Less Than 5 Percent of News Publishers Use Google's New News Keywords Meta Tag
You'd think that when Google comes up with another way to rank well in its search engines that news companies would be all over it. Sadly, that's not the case. About three months ago, Google launched the news keywords meta tag. It's supposed to allow news publishers to have a better chance of ranking for words they otherwise might not have included in headlines. Less than 5 percent of publishers have taken the bait, so to speak, and we've already rolled into a new year. Don't publishers need revenue like anyone else?
Of course they do. For some reason, they're really missing the boat on this one though. Search engine Blekko has released a report that shows just how many pages and sites use the new meta tag. What did Blekko find?
The report, posted on Dec 21st of 2012, shows that there were 2,465 domains on the Internet that used the news keyword tag and even then only on some pages. Google released stats saying that there were 50,000 news sources on the Internet. So, if there are 50,000 sources, but only 2,465 domains using the news tags, that means that there are just under 5 percent of publishers using new tags.
To be fair, Blekko doesn't cover all of the web. In fact, it indexes 4 billion pages on the web. Compare that to Google's index that goes into the 10s of billions of pages. It's reasonable to assume that Blekko might be missing something.
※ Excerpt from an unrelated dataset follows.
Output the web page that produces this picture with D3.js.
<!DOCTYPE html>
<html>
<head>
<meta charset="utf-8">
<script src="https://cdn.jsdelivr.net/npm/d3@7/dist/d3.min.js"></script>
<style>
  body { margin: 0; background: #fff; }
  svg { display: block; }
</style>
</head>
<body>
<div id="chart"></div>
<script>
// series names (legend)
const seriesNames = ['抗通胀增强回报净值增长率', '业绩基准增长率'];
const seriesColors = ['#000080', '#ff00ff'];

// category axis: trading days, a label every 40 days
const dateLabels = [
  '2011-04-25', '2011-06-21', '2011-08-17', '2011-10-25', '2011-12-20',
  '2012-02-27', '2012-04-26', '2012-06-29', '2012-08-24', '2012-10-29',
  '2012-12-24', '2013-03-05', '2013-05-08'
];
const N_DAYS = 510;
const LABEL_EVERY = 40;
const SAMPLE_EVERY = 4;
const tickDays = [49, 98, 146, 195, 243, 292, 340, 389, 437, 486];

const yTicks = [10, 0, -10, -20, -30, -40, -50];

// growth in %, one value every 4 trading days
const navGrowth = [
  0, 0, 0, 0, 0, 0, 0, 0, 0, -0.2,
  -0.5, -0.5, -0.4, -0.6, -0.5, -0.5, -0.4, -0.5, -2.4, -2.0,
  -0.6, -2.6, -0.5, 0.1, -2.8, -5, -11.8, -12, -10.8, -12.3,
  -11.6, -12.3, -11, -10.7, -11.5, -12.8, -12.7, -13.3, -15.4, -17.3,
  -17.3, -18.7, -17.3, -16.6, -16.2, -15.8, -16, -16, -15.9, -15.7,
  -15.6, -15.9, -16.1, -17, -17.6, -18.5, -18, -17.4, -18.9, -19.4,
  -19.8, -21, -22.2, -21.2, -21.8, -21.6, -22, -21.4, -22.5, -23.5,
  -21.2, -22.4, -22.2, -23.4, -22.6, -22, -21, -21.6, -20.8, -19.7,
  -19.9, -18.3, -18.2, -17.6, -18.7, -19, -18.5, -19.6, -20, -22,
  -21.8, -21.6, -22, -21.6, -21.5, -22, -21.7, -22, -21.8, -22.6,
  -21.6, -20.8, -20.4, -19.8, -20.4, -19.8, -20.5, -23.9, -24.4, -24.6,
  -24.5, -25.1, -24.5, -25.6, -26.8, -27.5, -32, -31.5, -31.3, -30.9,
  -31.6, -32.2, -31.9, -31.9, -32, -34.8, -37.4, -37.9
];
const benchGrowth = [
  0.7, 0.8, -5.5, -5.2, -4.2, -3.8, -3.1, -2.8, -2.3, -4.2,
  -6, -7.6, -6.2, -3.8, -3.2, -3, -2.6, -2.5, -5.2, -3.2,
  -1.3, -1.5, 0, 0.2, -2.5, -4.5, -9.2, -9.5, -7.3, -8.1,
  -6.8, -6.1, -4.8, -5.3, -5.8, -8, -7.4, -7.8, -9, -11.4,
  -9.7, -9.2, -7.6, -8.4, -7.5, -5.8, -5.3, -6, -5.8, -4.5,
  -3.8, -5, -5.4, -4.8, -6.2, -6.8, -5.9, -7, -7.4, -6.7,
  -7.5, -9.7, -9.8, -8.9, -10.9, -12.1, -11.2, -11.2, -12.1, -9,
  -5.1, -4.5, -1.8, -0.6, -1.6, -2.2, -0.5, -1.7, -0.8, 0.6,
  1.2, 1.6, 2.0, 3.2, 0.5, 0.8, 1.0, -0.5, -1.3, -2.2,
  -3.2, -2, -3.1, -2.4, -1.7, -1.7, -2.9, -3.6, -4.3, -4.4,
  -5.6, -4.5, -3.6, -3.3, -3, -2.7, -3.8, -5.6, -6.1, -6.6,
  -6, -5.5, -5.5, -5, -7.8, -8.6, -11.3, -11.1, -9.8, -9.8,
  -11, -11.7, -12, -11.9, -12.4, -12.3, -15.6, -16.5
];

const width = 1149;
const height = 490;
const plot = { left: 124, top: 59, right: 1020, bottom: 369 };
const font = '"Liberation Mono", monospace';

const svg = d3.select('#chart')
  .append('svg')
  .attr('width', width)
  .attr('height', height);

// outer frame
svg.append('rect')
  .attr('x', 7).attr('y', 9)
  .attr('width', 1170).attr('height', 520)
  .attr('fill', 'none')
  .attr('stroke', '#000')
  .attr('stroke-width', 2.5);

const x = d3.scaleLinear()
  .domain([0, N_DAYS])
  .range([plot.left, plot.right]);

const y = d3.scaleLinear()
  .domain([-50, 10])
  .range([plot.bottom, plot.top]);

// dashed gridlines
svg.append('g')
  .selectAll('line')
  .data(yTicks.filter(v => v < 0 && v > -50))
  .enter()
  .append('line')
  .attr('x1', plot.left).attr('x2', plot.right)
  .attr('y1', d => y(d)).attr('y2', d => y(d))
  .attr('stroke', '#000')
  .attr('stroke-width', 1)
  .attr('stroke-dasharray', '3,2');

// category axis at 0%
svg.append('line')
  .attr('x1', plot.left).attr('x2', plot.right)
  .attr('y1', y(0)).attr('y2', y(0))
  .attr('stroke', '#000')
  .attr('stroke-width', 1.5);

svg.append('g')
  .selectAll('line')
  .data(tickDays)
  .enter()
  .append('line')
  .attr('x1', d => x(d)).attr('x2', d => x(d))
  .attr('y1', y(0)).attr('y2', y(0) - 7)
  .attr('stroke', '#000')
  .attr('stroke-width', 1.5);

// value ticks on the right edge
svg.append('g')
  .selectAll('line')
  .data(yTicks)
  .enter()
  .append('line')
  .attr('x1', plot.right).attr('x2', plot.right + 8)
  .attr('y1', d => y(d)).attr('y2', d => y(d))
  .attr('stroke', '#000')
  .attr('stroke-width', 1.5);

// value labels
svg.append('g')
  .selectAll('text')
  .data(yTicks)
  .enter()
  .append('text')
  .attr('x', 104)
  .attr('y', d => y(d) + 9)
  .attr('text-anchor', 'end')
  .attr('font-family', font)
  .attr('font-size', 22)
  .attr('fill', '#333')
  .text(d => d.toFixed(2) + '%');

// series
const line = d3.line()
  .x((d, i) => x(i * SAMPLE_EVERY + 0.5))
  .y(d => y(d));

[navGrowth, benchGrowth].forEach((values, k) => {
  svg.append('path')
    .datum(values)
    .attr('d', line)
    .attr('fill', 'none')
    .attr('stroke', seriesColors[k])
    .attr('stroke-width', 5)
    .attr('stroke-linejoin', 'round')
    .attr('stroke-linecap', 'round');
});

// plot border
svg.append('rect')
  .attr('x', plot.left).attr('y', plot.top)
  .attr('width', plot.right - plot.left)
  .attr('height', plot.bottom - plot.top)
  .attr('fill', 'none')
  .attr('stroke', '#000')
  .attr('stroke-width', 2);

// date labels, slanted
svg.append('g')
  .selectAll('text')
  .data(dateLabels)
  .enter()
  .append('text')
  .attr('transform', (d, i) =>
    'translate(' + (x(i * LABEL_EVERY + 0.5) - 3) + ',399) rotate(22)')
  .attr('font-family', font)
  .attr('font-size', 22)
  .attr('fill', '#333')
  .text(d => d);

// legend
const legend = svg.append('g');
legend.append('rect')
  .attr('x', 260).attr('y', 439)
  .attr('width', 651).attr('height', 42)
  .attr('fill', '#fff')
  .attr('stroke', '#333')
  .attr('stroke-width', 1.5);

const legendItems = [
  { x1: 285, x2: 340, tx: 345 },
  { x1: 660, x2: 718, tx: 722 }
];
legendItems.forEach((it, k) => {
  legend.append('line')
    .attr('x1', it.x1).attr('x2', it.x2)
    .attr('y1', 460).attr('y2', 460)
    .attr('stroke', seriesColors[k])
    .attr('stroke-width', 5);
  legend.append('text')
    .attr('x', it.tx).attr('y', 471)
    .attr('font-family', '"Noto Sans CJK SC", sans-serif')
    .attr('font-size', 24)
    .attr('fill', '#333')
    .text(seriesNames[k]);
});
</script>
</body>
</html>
Also, Blekko includes sites like tinyurl and bit.ly as sites using the news tag, which they aren't.
Still, 4 billion is a decent portion of the Internet. How many sites are spam sites, abandoned sites, personal blogs, or something on that order? It's equally possible that Blekko is capturing the "essential web" for this analysis.
Change is hard. A lot of news publishers might just be reluctant to spend the resources, both time and money, to do the extra SEO necessary to keep up to date with the latest Google changes. It's also possible that some publishers just don't want to use Google's non-standard tagging scheme. Whatever the case, sites like the New York Times, BBC, CNN, PBS, USA Today, the Wall Street Journal, and a bunch of other big names are using the tag. Presumably it's the smaller publishers that are lagging behind but then smaller publishers tend to have fewer resources to devote to things like this. What will end-users notice? Probably nothing if all they're reading are big-name news publishers.